Another list of topic sentences from a different essay:

  • Through the narrator’s constant attention to Ligeia’s eyes—which ignite and continually fuel his imagination—Poe establishes the image of the inherently beautiful, mysterious, and powerful eyes not only as an apparent encapsulation of feminine beauty but also as a source of narrative energy that impels the narrator to press forward with his fevered account. In order to discover the source of her beauty, the narrator begins with . . .
  • Poe uses the narrator’s detailed and descriptive obsession with Ligeia’s eyes—which shifts the reader’s focus away from the physical aspects of her eyes and towards the internal thinking of the “I” of the narrator—in order to reveal the motivations of the male ego.
  • In the moments when the narrator openly submits to Ligeia’s authority and superiority over him, Poe demonstrates man at one extreme side of his internal struggle in his tendency and willingness to emasculate himself.
  • Poe further emphasizes the tumultuous and bitter struggle of man’s desire by displaying the narrator’s response to his own passiveness, which materializes as an alternative need to control a docile and permissive female.
  • Poe complicates the narrator’s pure testaments towards absolute domination or submission when the narrator experiences the two separate feelings at the same time.
  • Through the resurrection of Ligeia at the end of the story, Poe indicates the triumph of feminine beauty over the masculine ego, as the narrator submits his ambition and imagination to the intrinsic power of Ligeia’s eyes.
  1. Outline each paragraph: make every sentence count.

Every sentence in a paragraph has a function. Each sentence advances the idea or aim of the previous sentence in a specific way: it extends, clarifies, nuances, exemplifies, specifies, or qualifies it. For each paragraph, I recommend outlining the points you want to make and the textual moments you want to discuss. This allows you to avoid needlessly repeating yourself. It also allows you to see which points require the most discussion and clarification, and which points are subordinate to other points.

  1. Use transition phrases to signal how one sentence follows from or develops the point of the one before it.

Use transition phrases to convey addition (e.g., “moreover”), comparison (e.g., “similarly”), concession (e.g., “of course”), contrast (e.g., “at the same time”), emphasis (e.g., “indeed”), example or illustration (e.g., “for instance”), summary (e.g.,     “in short”), and time sequence (e.g., “afterwards”). For a full list of transition phrases and some excellent counsel about how to produce coherent, flowing paragraphs, go to grammar.ccc.commnet.edu/grammar/transitions.htm.

  1. Cap off your paragraphs: make sure we see the payoff or point of each paragraph.

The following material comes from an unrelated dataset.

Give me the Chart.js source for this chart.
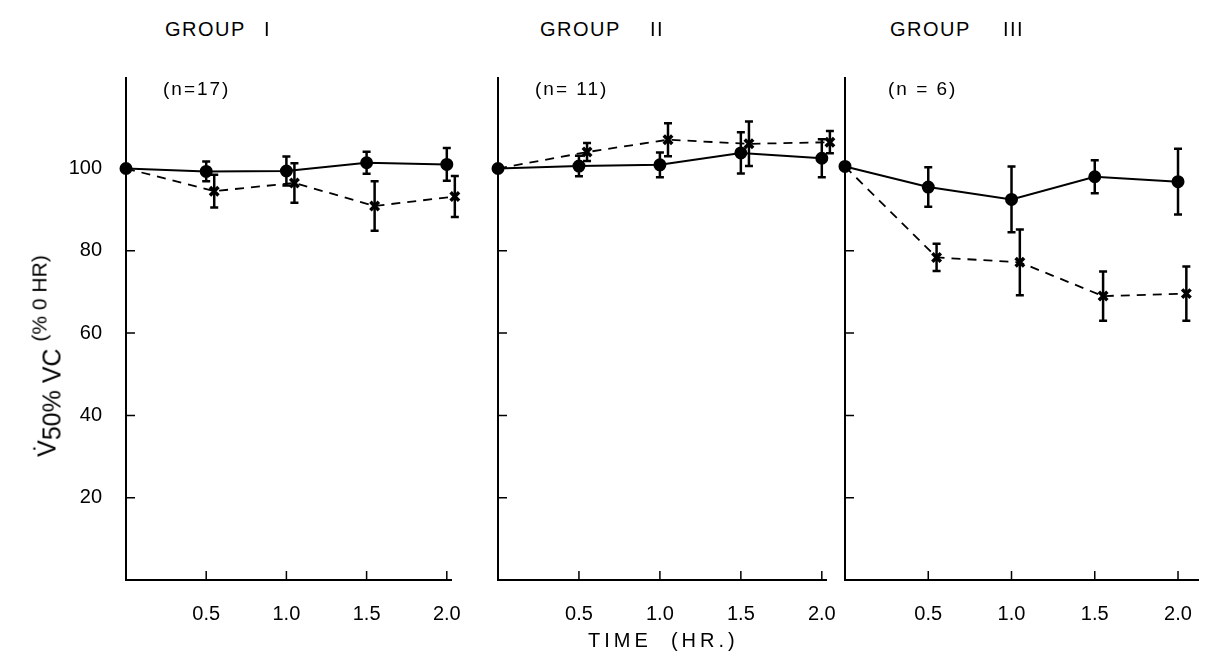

At the end of each body paragraph, if it’s not already obvious, clarify how the point you’ve just discussed advances your argument (about what the author is saying or showing about a particular problem, question, or topic).

Example:

By allowing Wieland to believe he has knowledge of God’s will, Brocken Brown further suggests that Wieland can never know the future because he cannot account for forces outside of his limited control, including his own predisposition to madness and Carwin’s trickery. Accordingly, Brocken Brown uses Wieland’s example to illustrate how yielding one’s future to divine authority is reckless and stems from dissatisfaction with the present state of things.